If Hollywood and major networks need any validation that historical dramas can be done and done right, they should look no further than the History Channel miniseries Hatfields & McCoys. Now, while I cannot be a hundred percent certain that everything presented in the series is historical fact, the one thing the producers pulled off successfully was in creating a very authentic feel in their depiction of 19th Century Appalachia. The writing, performances, cinematography, and music were all top-notch, and History pulled out all the stops to let people know that this was a program worth watching.
And all that hard work has paid off in a big way. Part One, which aired this past Monday, was viewed by a record-setting 13.9 million people, beating such shows as “America’s Got Talent” and “The Bachelorette” in the ratings for that night. Part Two aired Tuesday night, and was seen by 13.1 million viewers, proving the series was not a one-hit wonder. And Part Three, which aired last night, was viewed by 14.3 million viewers, cementing the series as a complete success. History’s decision to venture into scripted drama has proven to be a good one, with critics and audiences praising the show for its dramatic look at this infamous feud.
Now, what does this all have to do with To Appomattox? Well, it definitely helps the series, and other historical projects, in a tremendous way. These numbers show that there is an audience out there for historical drama. If a series is given a chance, and put in the right hands in terms of actors, producers, directors, etc., then networks and film studios have a major chance to present actual stories from our history in exciting and authentic ways. This also shows that there is no need for a great deal of poetic or artistic license. The real stories are dramatic enough, and if done correctly, can be as powerful and emotional as any fictional tale that can be told.

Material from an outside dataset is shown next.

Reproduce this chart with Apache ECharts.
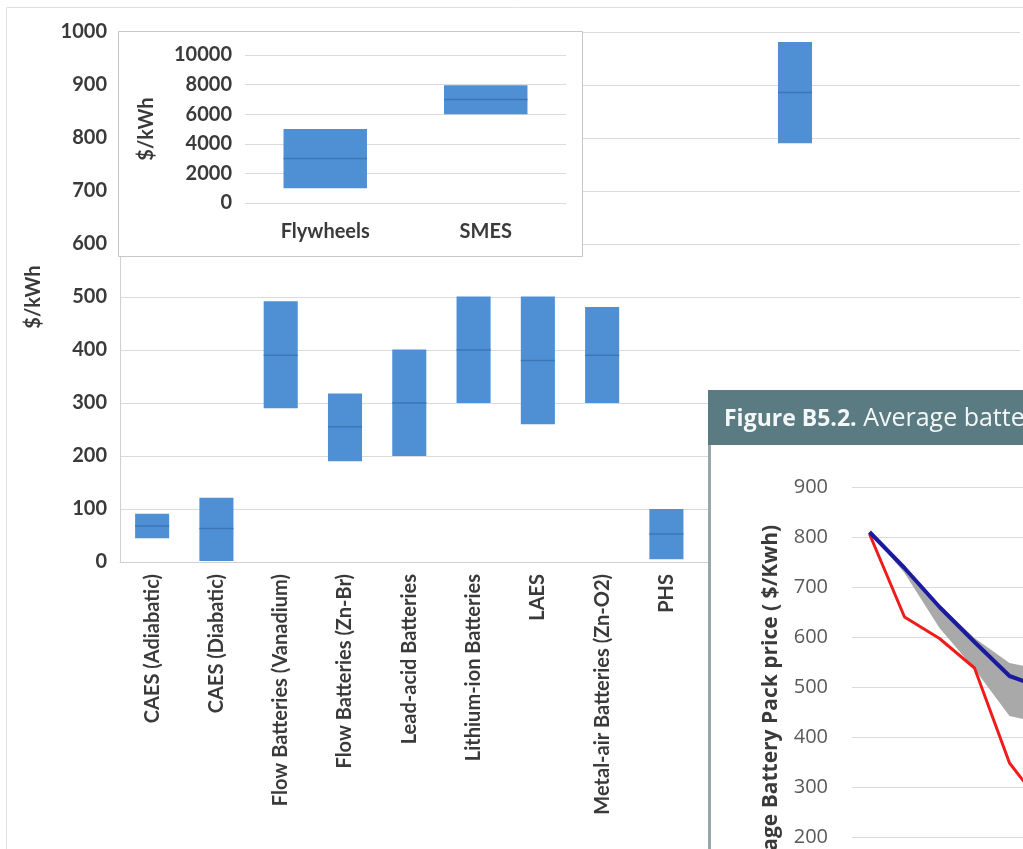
<!DOCTYPE html>
<html>
<head>
<meta charset="utf-8">
<title>Storage cost ranges</title>
<script src="https://cdn.jsdelivr.net/npm/echarts@6/dist/echarts.min.js"></script>
<style>
  html, body { margin: 0; padding: 0; background: #fff; }
  #chart { width: 1023px; height: 849px; }
</style>
</head>
<body>
<div id="chart"></div>
<script>
// main chart: capital cost ranges ($/kWh), last slots are hidden behind the overlaid figure
const storageTypes = [
  'CAES (Adiabatic)', 'CAES (Diabatic)', 'Flow Batteries (Vanadium)', 'Flow Batteries (Zn-Br)',
  'Lead-acid Batteries', 'Lithium-ion Batteries', 'LAES', 'Metal-air Batteries (Zn-O2)', 'PHS',
  '', '', '', '', ''
]
const costLow = [45, 2, 290, 190, 200, 300, 260, 300, 5, null, 790, null, null, null]
const costHigh = [91, 121, 492, 318, 401, 501, 501, 481, 100, null, 981, null, null, null]
const costMid = [68, 63, 390, 255, 300, 400, 380, 390, 53, null, 886, null, null, null]
const costTicks = [0, 100, 200, 300, 400, 500, 600, 700, 800, 900, 1000]

// inset
const insetTypes = ['Flywheels', 'SMES']
const insetLow = [1000, 6000]
const insetHigh = [5000, 7950]
const insetMid = [3000, 7000]
const insetTicks = [0, 2000, 4000, 6000, 8000, 10000]

// Figure B5.2 (partly visible)
const years = ['2010', '2011', '2012', '2013', '2014', '2015']
const packPrice = [810, 738, 660, 590, 522, 497]
const packActual = [806, 640, 597, 538, 348, 258]
const bandLow = [810, 728, 618, 536, 442, 426]
const bandHigh = [810, 738, 664, 598, 548, 534]
const priceTicks = [0, 100, 200, 300, 400, 500, 600, 700, 800, 900]

const barColor = '#4f90d5'
const midColor = '#3c77b5'
const textColor = '#3a3a3a'

function rangeBar(ratio) {
  return function(params, api) {
    const idx = api.value(0)
    const top = api.coord([idx, api.value(2)])
    const bottom = api.coord([idx, api.value(1)])
    const mid = api.coord([idx, api.value(3)])
    const w = api.size([1, 0])[0] * ratio
    return {
      type: 'group',
      children: [{
        type: 'rect',
        shape: { x: top[0] - w / 2, y: top[1], width: w, height: bottom[1] - top[1] },
        style: { fill: barColor }
      }, {
        type: 'line',
        shape: { x1: top[0] - w / 2, y1: mid[1], x2: top[0] + w / 2, y2: mid[1] },
        style: { stroke: midColor, lineWidth: 1.5 }
      }]
    }
  }
}

function rangeData(low, high, mid) {
  const out = []
  low.forEach((v, i) => {
    if (v !== null) out.push([i, v, high[i], mid[i]])
  })
  return out
}

const plain = v => String(v)
const labelFont = { fontFamily: 'Lato', fontWeight: 'bold', fontSize: 20, color: textColor }
const panelFont = { fontFamily: 'Open Sans', fontSize: 20, color: '#595959' }

const chart = echarts.init(document.getElementById('chart'))

chart.setOption({
  animation: false,
  backgroundColor: '#fff',
  grid: [
    { left: 120, top: 32, width: 900, height: 530, outerBoundsMode: 'none' },
    { left: 245, top: 55, width: 321, height: 148, outerBoundsMode: 'none' },
    { left: 852, top: 487, width: 35 * years.length, height: 450, outerBoundsMode: 'none' }
  ],
  xAxis: [{
    type: 'category',
    gridIndex: 0,
    data: storageTypes,
    axisLine: { lineStyle: { color: '#d0d0d0' } },
    axisTick: { show: false },
    axisLabel: Object.assign({ rotate: 90, interval: 0, margin: 12 }, labelFont)
  }, {
    type: 'category',
    gridIndex: 1,
    data: insetTypes,
    z: 6,
    axisLine: { show: false },
    axisTick: { show: false },
    axisLabel: Object.assign({ margin: 19 }, labelFont)
  }, {
    type: 'category',
    gridIndex: 2,
    data: years,
    z: 25,
    axisLine: { lineStyle: { color: '#bfbfbf' } },
    axisTick: { show: false },
    axisLabel: panelFont
  }],
  yAxis: [{
    type: 'value',
    gridIndex: 0,
    min: costTicks[0],
    max: costTicks[costTicks.length - 1],
    interval: 100,
    name: '$/kWh',
    nameLocation: 'middle',
    nameGap: 76,
    nameTextStyle: labelFont,
    axisLine: { show: true, lineStyle: { color: '#d0d0d0' } },
    axisTick: { show: false },
    axisLabel: Object.assign({ margin: 13, formatter: plain }, labelFont),
    splitLine: { lineStyle: { color: '#dadada' } }
  }, {
    type: 'value',
    gridIndex: 1,
    min: insetTicks[0],
    max: insetTicks[insetTicks.length - 1],
    interval: 2000,
    z: 6,
    name: '$/kWh',
    nameLocation: 'middle',
    nameGap: 88,
    nameTextStyle: labelFont,
    axisLine: { show: false },
    axisTick: { show: false },
    axisLabel: Object.assign({ margin: 13, formatter: plain }, labelFont),
    splitLine: { lineStyle: { color: '#dadada' } }
  }, {
    type: 'value',
    gridIndex: 2,
    min: priceTicks[0],
    max: priceTicks[priceTicks.length - 1],
    interval: 100,
    z: 25,
    name: 'Average Battery Pack price ( $/Kwh)',
    nameLocation: 'middle',
    nameGap: 70,
    nameTextStyle: { fontFamily: 'Open Sans', fontWeight: 'bold', fontSize: 21, color: '#3a3a3a' },
    axisLine: { show: false },
    axisTick: { show: false },
    axisLabel: Object.assign({ margin: 24, formatter: plain }, panelFont),
    splitLine: { lineStyle: { color: '#dadada' } }
  }],
  graphic: [
    // outer frame of the main chart
    { type: 'rect', z: 0, shape: { x: 6.5, y: 7.5, width: 1100, height: 1000 }, style: { fill: 'none', stroke: '#e0e0e0' } },
    // inset box
    { type: 'rect', z: 5, shape: { x: 118.5, y: 31.5, width: 464, height: 225 }, style: { fill: '#fff', stroke: '#c8c8c8' } },
    // overlaid figure panel
    { type: 'rect', z: 20, shape: { x: 708, y: 445, width: 330, height: 420 }, style: { fill: '#fff' } },
    { type: 'rect', z: 21, shape: { x: 708, y: 445, width: 3, height: 420 }, style: { fill: '#9aa6a9' } },
    { type: 'rect', z: 21, shape: { x: 708, y: 390, width: 330, height: 55 }, style: { fill: '#5a7b81' } },
    {
      type: 'text',
      z: 22,
      x: 724,
      y: 419,
      style: {
        text: '{b|Figure B5.2.} Average batte',
        fill: '#f4f7f8',
        fontFamily: 'Open Sans',
        fontSize: 25,
        verticalAlign: 'middle',
        rich: { b: { fontFamily: 'Open Sans', fontWeight: 'bold', fontSize: 23, fill: '#f4f7f8' } }
      }
    }
  ],
  series: [{
    type: 'custom',
    xAxisIndex: 0,
    yAxisIndex: 0,
    renderItem: rangeBar(0.53),
    encode: { x: 0, y: [1, 2, 3] },
    data: rangeData(costLow, costHigh, costMid),
    z: 2
  }, {
    type: 'custom',
    xAxisIndex: 1,
    yAxisIndex: 1,
    renderItem: rangeBar(0.52),
    encode: { x: 0, y: [1, 2, 3] },
    data: rangeData(insetLow, insetHigh, insetMid),
    z: 7
  }, {
    type: 'line',
    xAxisIndex: 2,
    yAxisIndex: 2,
    stack: 'band',
    data: bandLow,
    symbol: 'none',
    lineStyle: { opacity: 0 },
    z: 26
  }, {
    type: 'line',
    xAxisIndex: 2,
    yAxisIndex: 2,
    stack: 'band',
    data: bandHigh.map((v, i) => v - bandLow[i]),
    symbol: 'none',
    lineStyle: { opacity: 0 },
    areaStyle: { color: '#a9a9a9', opacity: 1 },
    z: 26
  }, {
    type: 'line',
    xAxisIndex: 2,
    yAxisIndex: 2,
    data: packActual,
    symbol: 'none',
    lineStyle: { color: '#f01c1c', width: 3 },
    z: 27
  }, {
    type: 'line',
    xAxisIndex: 2,
    yAxisIndex: 2,
    data: packPrice,
    symbol: 'none',
    lineStyle: { color: '#1a1a9e', width: 4 },
    z: 28
  }]
})

window.addEventListener('resize', () => chart.resize())
</script>
</body>
</html>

In closing, History has proven with Hatfields & McCoys that real-life stories can be told in a very dramatic and authentic way, and that there is an audience out there for these type of programs. It is my hope that the major movie studios and networks will look at the success of this miniseries, and begin to look at ways to tell these stories without overdoing it on artistic license. And when To Appomattox airs next year, it will prove that their are more factual stories from our nation’s history to be told, and can be done in entertaining and thought-provoking ways.